Exercise directions.
Transcribe the material exactly. Images do not belong in the copy.
* start Information shown *
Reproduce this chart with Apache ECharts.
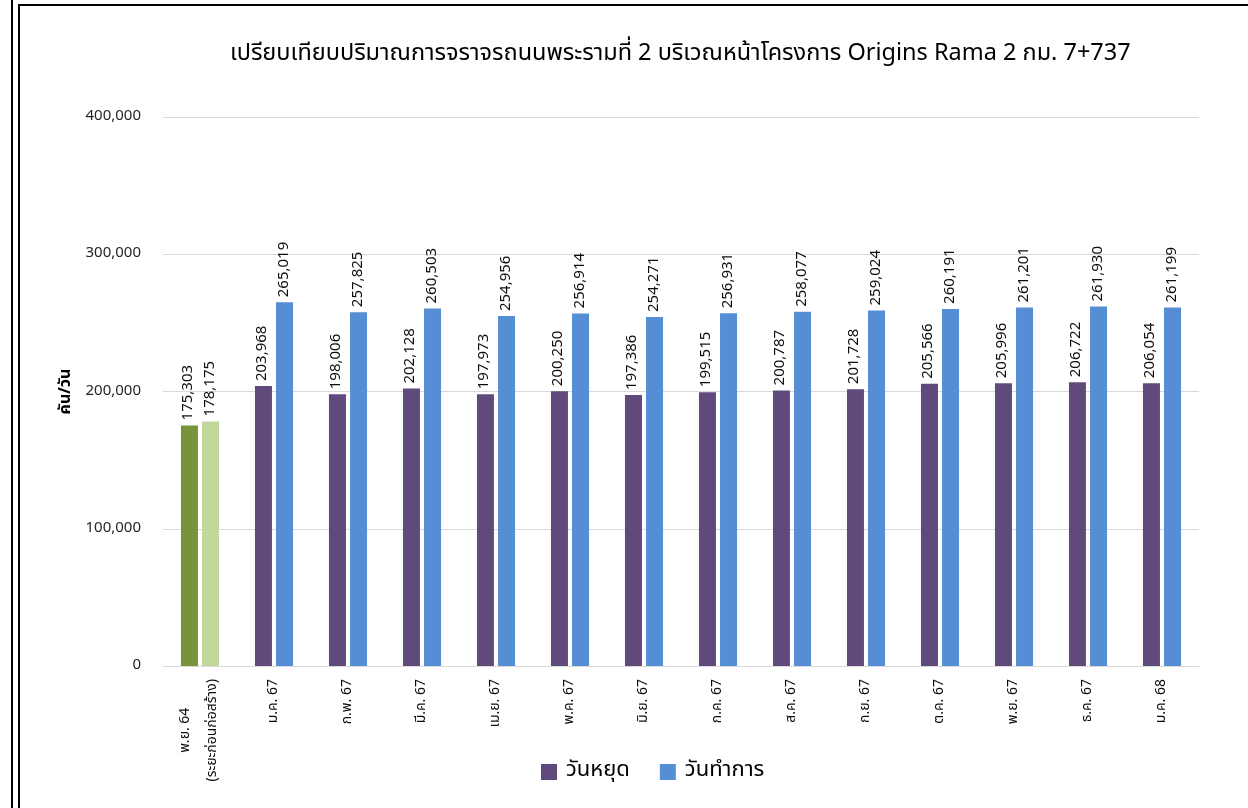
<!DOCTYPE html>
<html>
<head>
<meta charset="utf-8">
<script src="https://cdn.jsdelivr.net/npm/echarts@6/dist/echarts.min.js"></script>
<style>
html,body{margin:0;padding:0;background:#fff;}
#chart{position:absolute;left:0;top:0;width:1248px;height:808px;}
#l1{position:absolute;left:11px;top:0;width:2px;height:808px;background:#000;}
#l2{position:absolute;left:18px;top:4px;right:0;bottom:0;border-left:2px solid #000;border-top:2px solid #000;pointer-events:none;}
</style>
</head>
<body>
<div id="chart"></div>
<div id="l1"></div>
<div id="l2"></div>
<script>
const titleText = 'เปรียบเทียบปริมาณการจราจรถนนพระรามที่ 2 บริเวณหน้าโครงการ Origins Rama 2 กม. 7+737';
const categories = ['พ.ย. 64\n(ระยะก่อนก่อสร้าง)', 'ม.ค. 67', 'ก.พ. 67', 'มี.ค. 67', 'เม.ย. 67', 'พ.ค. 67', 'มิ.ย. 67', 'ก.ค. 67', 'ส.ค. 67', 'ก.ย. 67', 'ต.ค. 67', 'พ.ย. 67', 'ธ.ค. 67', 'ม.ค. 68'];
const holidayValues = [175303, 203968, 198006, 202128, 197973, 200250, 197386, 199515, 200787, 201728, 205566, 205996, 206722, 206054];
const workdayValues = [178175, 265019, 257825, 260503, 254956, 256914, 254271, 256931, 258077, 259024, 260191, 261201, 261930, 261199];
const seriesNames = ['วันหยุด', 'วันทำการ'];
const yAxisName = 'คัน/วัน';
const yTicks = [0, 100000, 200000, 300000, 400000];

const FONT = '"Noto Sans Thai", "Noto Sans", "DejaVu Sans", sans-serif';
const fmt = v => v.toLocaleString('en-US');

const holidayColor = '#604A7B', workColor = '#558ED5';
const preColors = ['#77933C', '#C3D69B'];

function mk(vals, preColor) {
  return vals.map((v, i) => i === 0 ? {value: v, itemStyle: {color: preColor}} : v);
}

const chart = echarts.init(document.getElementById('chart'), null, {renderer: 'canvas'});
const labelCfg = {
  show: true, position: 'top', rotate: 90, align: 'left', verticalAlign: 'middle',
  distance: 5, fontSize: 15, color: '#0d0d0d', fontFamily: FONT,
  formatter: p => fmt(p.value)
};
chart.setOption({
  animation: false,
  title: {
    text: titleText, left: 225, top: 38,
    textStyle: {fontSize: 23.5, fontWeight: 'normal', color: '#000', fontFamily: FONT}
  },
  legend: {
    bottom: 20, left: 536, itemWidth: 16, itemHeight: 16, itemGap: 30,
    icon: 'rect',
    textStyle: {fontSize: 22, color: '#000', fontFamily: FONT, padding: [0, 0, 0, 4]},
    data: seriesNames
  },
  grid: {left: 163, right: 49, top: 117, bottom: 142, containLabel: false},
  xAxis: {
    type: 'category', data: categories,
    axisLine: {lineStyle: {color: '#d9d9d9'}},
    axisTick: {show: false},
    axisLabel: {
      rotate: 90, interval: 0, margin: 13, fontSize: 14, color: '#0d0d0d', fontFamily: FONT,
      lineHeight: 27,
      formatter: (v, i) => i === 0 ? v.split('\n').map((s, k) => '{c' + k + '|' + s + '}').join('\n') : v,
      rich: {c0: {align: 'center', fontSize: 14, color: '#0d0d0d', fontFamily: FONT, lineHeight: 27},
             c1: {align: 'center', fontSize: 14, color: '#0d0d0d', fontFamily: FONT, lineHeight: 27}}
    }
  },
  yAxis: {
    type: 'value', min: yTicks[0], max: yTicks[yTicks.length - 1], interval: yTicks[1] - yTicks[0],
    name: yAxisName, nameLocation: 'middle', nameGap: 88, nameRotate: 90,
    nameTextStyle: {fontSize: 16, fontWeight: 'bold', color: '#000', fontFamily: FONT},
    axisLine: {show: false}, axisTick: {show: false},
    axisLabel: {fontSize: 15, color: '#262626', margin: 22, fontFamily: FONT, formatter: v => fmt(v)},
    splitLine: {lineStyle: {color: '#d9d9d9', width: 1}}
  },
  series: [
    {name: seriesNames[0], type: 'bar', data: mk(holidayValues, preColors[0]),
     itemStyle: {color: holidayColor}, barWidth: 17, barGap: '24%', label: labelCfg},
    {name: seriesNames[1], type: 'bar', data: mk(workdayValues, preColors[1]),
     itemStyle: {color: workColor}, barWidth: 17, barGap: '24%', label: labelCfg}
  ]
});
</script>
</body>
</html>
* end Information shown *
Response to the exercise.
Reproduce this chart with Apache ECharts.
<!DOCTYPE html>
<html>
<head>
<meta charset="utf-8">
<script src="https://cdn.jsdelivr.net/npm/echarts@6/dist/echarts.min.js"></script>
<style>
html,body{margin:0;padding:0;background:#fff;}
#chart{position:absolute;left:0;top:0;width:1248px;height:808px;}
#l1{position:absolute;left:11px;top:0;width:2px;height:808px;background:#000;}
#l2{position:absolute;left:18px;top:4px;right:0;bottom:0;border-left:2px solid #000;border-top:2px solid #000;pointer-events:none;}
</style>
</head>
<body>
<div id="chart"></div>
<div id="l1"></div>
<div id="l2"></div>
<script>
const titleText = 'เปรียบเทียบปริมาณการจราจรถนนพระรามที่ 2 บริเวณหน้าโครงการ Origins Rama 2 กม. 7+737';
const categories = ['พ.ย. 64\n(ระยะก่อนก่อสร้าง)', 'ม.ค. 67', 'ก.พ. 67', 'มี.ค. 67', 'เม.ย. 67', 'พ.ค. 67', 'มิ.ย. 67', 'ก.ค. 67', 'ส.ค. 67', 'ก.ย. 67', 'ต.ค. 67', 'พ.ย. 67', 'ธ.ค. 67', 'ม.ค. 68'];
const holidayValues = [175303, 203968, 198006, 202128, 197973, 200250, 197386, 199515, 200787, 201728, 205566, 205996, 206722, 206054];
const workdayValues = [178175, 265019, 257825, 260503, 254956, 256914, 254271, 256931, 258077, 259024, 260191, 261201, 261930, 261199];
const seriesNames = ['วันหยุด', 'วันทำการ'];
const yAxisName = 'คัน/วัน';
const yTicks = [0, 100000, 200000, 300000, 400000];

const FONT = '"Noto Sans Thai", "Noto Sans", "DejaVu Sans", sans-serif';
const fmt = v => v.toLocaleString('en-US');

const holidayColor = '#604A7B', workColor = '#558ED5';
const preColors = ['#77933C', '#C3D69B'];

function mk(vals, preColor) {
  return vals.map((v, i) => i === 0 ? {value: v, itemStyle: {color: preColor}} : v);
}

const chart = echarts.init(document.getElementById('chart'), null, {renderer: 'canvas'});
const labelCfg = {
  show: true, position: 'top', rotate: 90, align: 'left', verticalAlign: 'middle',
  distance: 5, fontSize: 15, color: '#0d0d0d', fontFamily: FONT,
  formatter: p => fmt(p.value)
};
chart.setOption({
  animation: false,
  title: {
    text: titleText, left: 225, top: 38,
    textStyle: {fontSize: 23.5, fontWeight: 'normal', color: '#000', fontFamily: FONT}
  },
  legend: {
    bottom: 20, left: 536, itemWidth: 16, itemHeight: 16, itemGap: 30,
    icon: 'rect',
    textStyle: {fontSize: 22, color: '#000', fontFamily: FONT, padding: [0, 0, 0, 4]},
    data: seriesNames
  },
  grid: {left: 163, right: 49, top: 117, bottom: 142, containLabel: false},
  xAxis: {
    type: 'category', data: categories,
    axisLine: {lineStyle: {color: '#d9d9d9'}},
    axisTick: {show: false},
    axisLabel: {
      rotate: 90, interval: 0, margin: 13, fontSize: 14, color: '#0d0d0d', fontFamily: FONT,
      lineHeight: 27,
      formatter: (v, i) => i === 0 ? v.split('\n').map((s, k) => '{c' + k + '|' + s + '}').join('\n') : v,
      rich: {c0: {align: 'center', fontSize: 14, color: '#0d0d0d', fontFamily: FONT, lineHeight: 27},
             c1: {align: 'center', fontSize: 14, color: '#0d0d0d', fontFamily: FONT, lineHeight: 27}}
    }
  },
  yAxis: {
    type: 'value', min: yTicks[0], max: yTicks[yTicks.length - 1], interval: yTicks[1] - yTicks[0],
    name: yAxisName, nameLocation: 'middle', nameGap: 88, nameRotate: 90,
    nameTextStyle: {fontSize: 16, fontWeight: 'bold', color: '#000', fontFamily: FONT},
    axisLine: {show: false}, axisTick: {show: false},
    axisLabel: {fontSize: 15, color: '#262626', margin: 22, fontFamily: FONT, formatter: v => fmt(v)},
    splitLine: {lineStyle: {color: '#d9d9d9', width: 1}}
  },
  series: [
    {name: seriesNames[0], type: 'bar', data: mk(holidayValues, preColors[0]),
     itemStyle: {color: holidayColor}, barWidth: 17, barGap: '24%', label: labelCfg},
    {name: seriesNames[1], type: 'bar', data: mk(workdayValues, preColors[1]),
     itemStyle: {color: workColor}, barWidth: 17, barGap: '24%', label: labelCfg}
  ]
});
</script>
</body>
</html>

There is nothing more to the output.